Software for variational Inference of transcription factor activities in MATLAB.

This page describes examples of how to use the Dynamical Model for Variational Inference of Protein Concentration and Regulatory Intensities detailed in this paper

G. Sangunetti, N. D. Lawrence and M. Rattray (2006) Probabilistic Inference of Transcription Factor Concentrations and Gene-Specific Regulatory Activities in Bioinformatics 22 (22) pp 2275-2281

Current release is 0.11.

Release 0.11 contains a bug fix for file chipVarEstepCMu.m

Release 0.1 is the first release associated with the paper, containing scripts for recreating the results given.

The toolboxes required to run the code are listed below.

Toolbox |
Version |
---|---|

NDLUTIL | 0.15 |

Finally you will also need the NETLAB toolbox in your path.

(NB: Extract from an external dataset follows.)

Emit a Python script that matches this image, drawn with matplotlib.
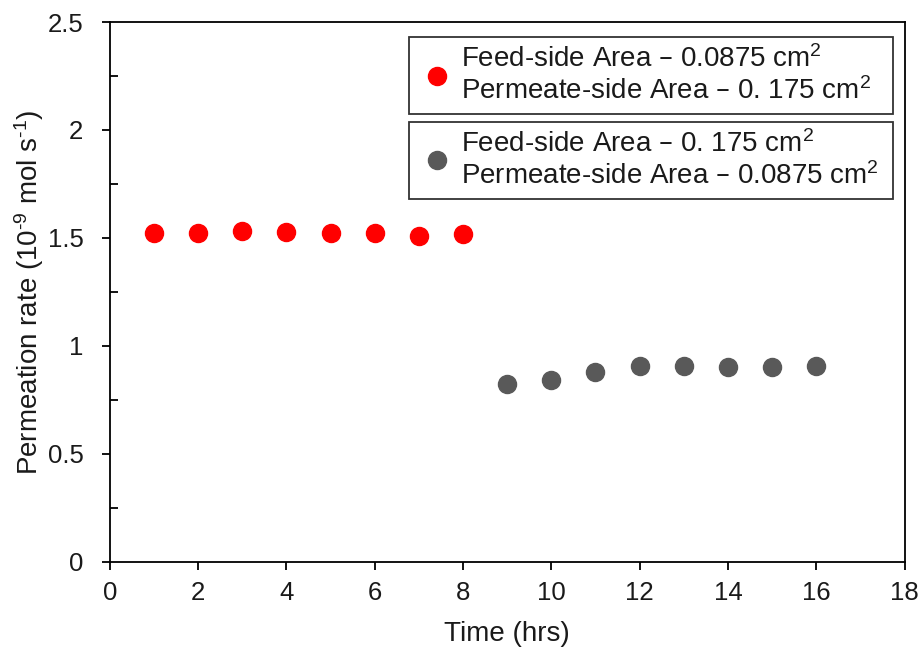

The main scripts are `demTuVar`

and `demSpellmanVar`

which run the code
on the metabolic and cell cycle data sets. Also of interest may be the
script `demFakeVar`

which runs the code on artificial data. `demTuVar`

and `demSpellmanVar`

invoke the functions `chipVarEMmu`

and `chipVarEM`

respectively which compute the posterior estimates of the latent
variables by maximising the variational lower bound on the likelihood.
The functions used are different as there is no need to estimate the
baseline expression level for cDNA array data such as the cell cycle
data set. The scripts output a variable model, containing the parameter
values which maximise the likelihood, and expectationsB (posterior
expectations of the regulatory intensities) and expectationsC, posterior
expectations of the protein concentration profiles. The function
`chipVarEMmu`

also outputs a variable expectationsMu containing
posterior statistics for the distribution of the baseline expression
levels. The variable expectationsC has four fields: .entropy, a number
contatining the posterior entropy of the approximating distribution, .c,
a matrix with as many rows as transcription factors and as many columns
as time points, .ccT, a 3D array containing the correlations among
transcription factors at each time point, and .cAltc, a 3D array
containing correlations among transcription factors at consecutive time
points. By specialising the transcription factor index one can obtain
plots of the transcription factor protein concentrations with errorbars.
An example is show below for the transcription factor ACE2 during the
cell cycle.

Inferred protein concentration profile for the transcription factor
ACE2 during the yeast cell cycle.
Similarly, expectationsB has several fields, but only two of them are of
interest for data analysis, .b and .errorbars (the others are necessary
for the estimation of the variational lower bound). The expectationsB.b
variable is a matrix containing in each row the regulatory intensity
with which a gene is affected by each transcription factor. Obviously
most of the entries will be zero due to the sparsity of the network
structure. The matrix `expectationsB.errorbars`

contains the associated
error bars. By specifying to a transcription factor, we can obtain a
distribution of the significance levels of its regulatory intensities.
An example of this is shown below for the transcription factor ACE2
during the cell cycle.

Significance of the regulatory intensities for the transcription factor ACE2 during the yeast cell cycle. The plot shows the ratio between gene-specific regulatory intensities and the associated noise

Page last modified on Sat Jan 6 11:44:09 GMT 2007.